What peptides are, biologically
Peptides are short chains of amino acids, typically 2 to 50 long. Insulin is a peptide; so is oxytocin, glucagon, and a long list of signaling molecules the body produces naturally. Therapeutic peptides are synthetic copies (or rationally designed analogs) of these molecules, manufactured to act on specific receptors or pathways.
How peptide therapy works
Most peptides used in longevity and wellness practice fall into a small number of functional categories: tissue-repair peptides (BPC-157, TB-500), GH-axis peptides (tesamorelin, sermorelin), metabolic peptides (GLP-1 agonists, AOD-9604), sexual-function peptides (PT-141), longevity-research peptides (Epitalon), and mitochondrial peptides (MOTS-C).

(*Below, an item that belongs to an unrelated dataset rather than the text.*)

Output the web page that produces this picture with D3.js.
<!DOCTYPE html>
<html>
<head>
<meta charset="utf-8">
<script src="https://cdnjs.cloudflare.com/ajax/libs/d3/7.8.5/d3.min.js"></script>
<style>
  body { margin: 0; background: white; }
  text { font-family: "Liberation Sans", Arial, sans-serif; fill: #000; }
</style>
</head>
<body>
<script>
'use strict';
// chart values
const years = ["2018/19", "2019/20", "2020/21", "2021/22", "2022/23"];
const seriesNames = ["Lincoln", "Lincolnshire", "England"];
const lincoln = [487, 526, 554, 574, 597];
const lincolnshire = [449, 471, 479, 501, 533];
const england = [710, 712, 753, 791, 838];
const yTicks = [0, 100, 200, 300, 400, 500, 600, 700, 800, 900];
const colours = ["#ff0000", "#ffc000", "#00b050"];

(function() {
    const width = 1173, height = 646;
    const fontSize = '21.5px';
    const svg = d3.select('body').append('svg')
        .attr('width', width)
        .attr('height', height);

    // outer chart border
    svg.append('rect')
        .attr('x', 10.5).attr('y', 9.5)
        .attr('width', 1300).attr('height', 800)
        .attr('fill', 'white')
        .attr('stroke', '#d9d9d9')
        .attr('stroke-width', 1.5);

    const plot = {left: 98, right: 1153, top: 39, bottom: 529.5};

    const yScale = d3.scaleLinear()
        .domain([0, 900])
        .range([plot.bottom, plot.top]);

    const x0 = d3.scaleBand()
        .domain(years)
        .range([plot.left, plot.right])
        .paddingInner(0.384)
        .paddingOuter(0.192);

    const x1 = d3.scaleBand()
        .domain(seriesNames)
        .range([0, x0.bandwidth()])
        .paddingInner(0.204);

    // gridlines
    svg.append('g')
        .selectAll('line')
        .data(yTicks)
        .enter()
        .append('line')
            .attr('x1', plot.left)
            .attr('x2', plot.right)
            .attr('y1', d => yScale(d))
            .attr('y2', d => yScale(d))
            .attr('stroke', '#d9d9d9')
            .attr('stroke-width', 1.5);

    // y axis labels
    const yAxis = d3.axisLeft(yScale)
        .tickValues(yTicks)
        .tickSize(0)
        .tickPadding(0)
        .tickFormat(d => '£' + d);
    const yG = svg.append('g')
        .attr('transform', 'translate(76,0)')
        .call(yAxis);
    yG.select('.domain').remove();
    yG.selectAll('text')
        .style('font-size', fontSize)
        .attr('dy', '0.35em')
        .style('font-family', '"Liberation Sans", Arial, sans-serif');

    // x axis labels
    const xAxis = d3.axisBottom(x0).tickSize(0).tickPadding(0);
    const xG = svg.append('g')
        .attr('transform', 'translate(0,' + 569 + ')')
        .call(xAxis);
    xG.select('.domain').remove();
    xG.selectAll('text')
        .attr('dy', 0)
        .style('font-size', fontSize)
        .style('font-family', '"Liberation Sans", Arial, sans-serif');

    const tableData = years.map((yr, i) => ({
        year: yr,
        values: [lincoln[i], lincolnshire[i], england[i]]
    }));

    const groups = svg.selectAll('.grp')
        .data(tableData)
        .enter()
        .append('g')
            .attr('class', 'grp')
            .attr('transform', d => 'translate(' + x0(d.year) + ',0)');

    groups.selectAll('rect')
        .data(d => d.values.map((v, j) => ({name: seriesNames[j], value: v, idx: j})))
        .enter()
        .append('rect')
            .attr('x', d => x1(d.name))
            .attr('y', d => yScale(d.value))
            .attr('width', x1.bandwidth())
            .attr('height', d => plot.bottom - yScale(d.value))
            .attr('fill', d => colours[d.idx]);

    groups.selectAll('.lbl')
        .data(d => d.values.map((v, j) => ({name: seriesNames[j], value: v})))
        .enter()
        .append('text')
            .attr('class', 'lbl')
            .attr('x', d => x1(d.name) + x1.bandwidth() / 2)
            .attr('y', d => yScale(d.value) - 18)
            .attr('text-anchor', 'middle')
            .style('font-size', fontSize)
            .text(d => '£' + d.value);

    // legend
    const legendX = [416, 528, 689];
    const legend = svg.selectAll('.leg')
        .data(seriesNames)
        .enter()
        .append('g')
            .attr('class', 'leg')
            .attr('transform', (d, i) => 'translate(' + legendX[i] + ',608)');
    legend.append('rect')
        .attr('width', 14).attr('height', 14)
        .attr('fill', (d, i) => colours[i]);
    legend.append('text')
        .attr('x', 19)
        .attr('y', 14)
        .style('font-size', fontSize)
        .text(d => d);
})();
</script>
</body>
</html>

Each binds different receptors and produces different biological effects.
Categories at a glance
| Examples | FDA status | Typical use | |
|---|---|---|---|
| Tissue repair | BPC-157, TB-500 | Research-only / 503A | Soft tissue and joint recovery |
| GH-axis | Tesamorelin, sermorelin | Tesamorelin FDA-approved | Visceral fat, body composition |
| Metabolic | GLP-1 (semaglutide, tirzepatide), AOD-9604 | GLP-1 FDA-approved · AOD-9604 503A | Appetite, fat mobilization, glucose |
| Sexual function | PT-141 (Vyleesi) | FDA-approved (HSDD) | Sexual desire support |
| Mitochondrial | MOTS-C, Epitalon | Research-only | Cellular energy, aging biology |
How they are administered
Most clinical peptides are injected subcutaneously. Some are oral or topical. Self-injection technique is taught at the first visit and is similar to insulin or HRT injections.